• Records for this exercise:
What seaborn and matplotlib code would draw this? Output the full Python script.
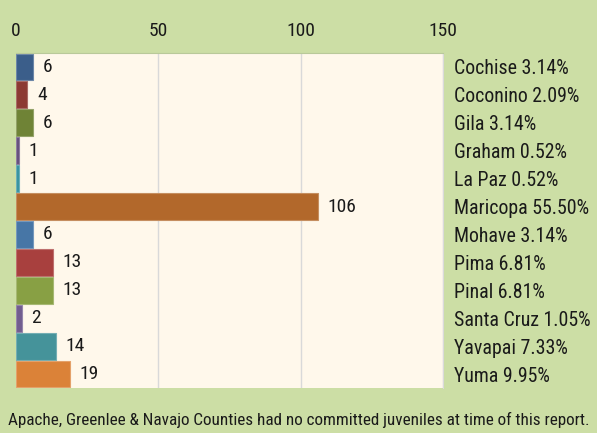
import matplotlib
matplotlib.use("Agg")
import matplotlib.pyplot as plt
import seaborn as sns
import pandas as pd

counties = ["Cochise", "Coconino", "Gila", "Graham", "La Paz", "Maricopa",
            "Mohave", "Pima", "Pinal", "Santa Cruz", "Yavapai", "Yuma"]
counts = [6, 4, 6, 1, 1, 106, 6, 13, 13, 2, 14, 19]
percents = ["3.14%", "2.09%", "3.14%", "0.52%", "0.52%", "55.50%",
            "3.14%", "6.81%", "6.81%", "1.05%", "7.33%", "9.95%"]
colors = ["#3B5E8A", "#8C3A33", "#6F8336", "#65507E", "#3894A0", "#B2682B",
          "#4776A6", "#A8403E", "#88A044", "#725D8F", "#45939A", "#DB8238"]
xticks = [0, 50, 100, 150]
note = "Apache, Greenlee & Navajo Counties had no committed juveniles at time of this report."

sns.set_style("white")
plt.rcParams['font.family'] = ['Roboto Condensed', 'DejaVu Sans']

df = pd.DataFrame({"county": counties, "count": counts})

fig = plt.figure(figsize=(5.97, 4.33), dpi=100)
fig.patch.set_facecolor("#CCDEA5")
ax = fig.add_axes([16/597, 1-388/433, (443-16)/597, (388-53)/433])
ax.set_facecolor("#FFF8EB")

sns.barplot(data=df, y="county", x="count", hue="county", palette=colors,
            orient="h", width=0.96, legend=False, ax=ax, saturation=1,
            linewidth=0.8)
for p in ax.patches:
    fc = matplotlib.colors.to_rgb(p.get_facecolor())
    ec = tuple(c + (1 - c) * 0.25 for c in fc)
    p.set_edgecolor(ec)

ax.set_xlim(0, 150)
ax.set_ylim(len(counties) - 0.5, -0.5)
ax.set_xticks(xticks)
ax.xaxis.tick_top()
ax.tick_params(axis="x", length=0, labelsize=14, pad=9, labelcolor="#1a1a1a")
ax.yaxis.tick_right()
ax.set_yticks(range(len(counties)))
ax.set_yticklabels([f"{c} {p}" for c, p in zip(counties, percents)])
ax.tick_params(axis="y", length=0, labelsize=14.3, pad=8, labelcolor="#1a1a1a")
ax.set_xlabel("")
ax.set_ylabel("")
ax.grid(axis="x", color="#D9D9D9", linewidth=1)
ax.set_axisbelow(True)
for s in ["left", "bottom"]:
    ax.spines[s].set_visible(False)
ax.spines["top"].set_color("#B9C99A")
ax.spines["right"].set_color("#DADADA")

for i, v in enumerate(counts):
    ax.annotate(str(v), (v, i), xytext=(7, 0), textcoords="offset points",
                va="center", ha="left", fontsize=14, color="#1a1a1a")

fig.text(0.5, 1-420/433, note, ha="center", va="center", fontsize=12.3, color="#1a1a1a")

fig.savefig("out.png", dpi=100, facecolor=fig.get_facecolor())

--

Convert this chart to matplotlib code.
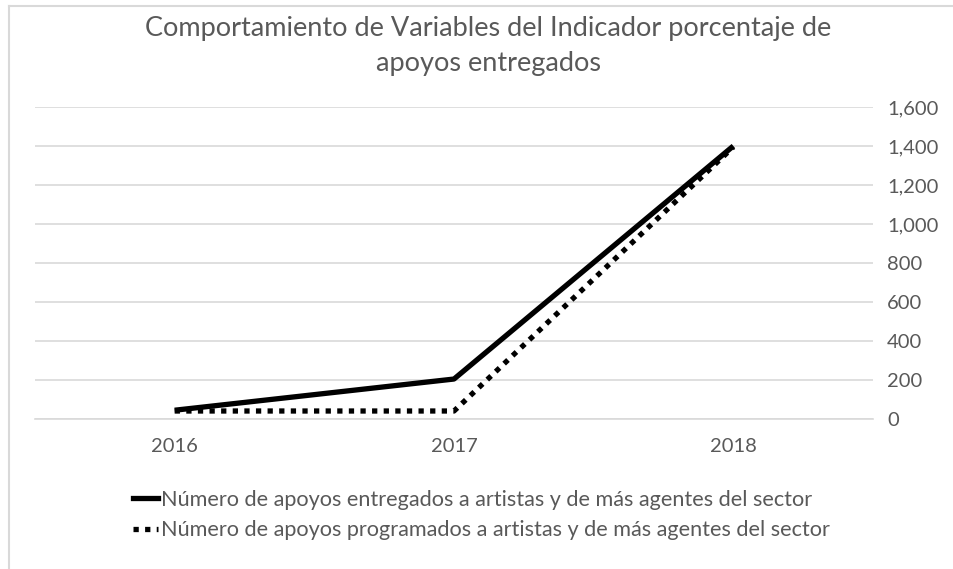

---

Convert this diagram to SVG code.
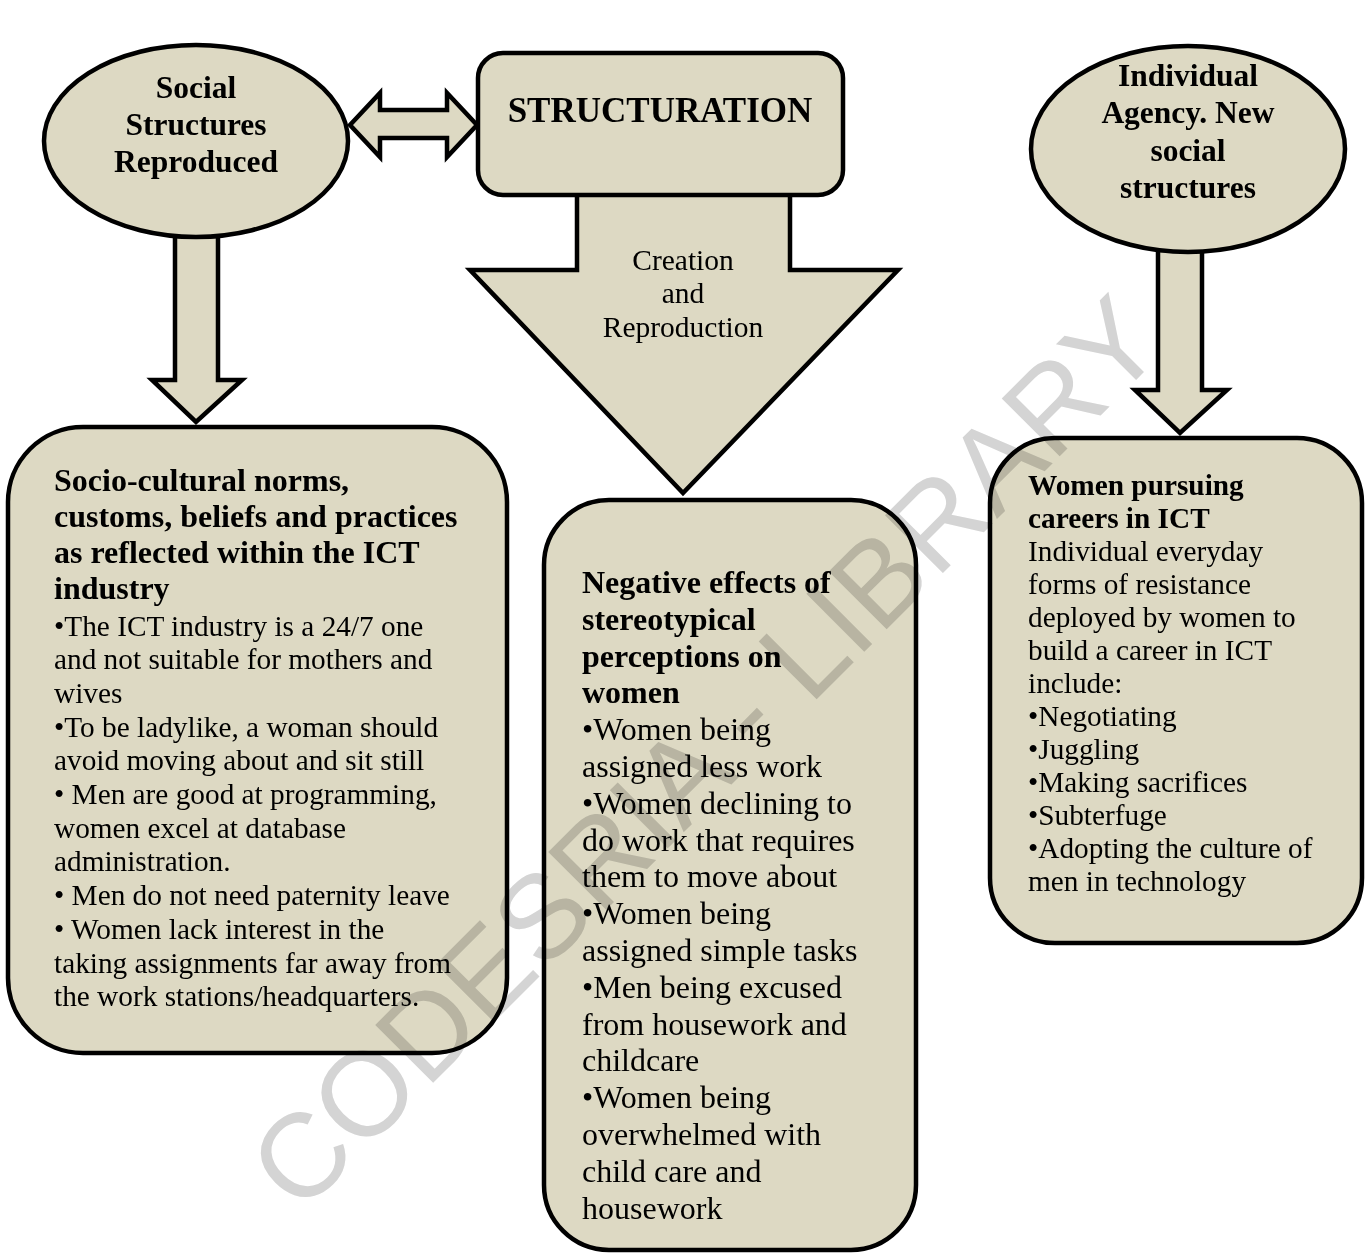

• Aim: Looking at the data above, how many lines hold the word "seaborn"? Respond with the number alone.

• Answer in full: 2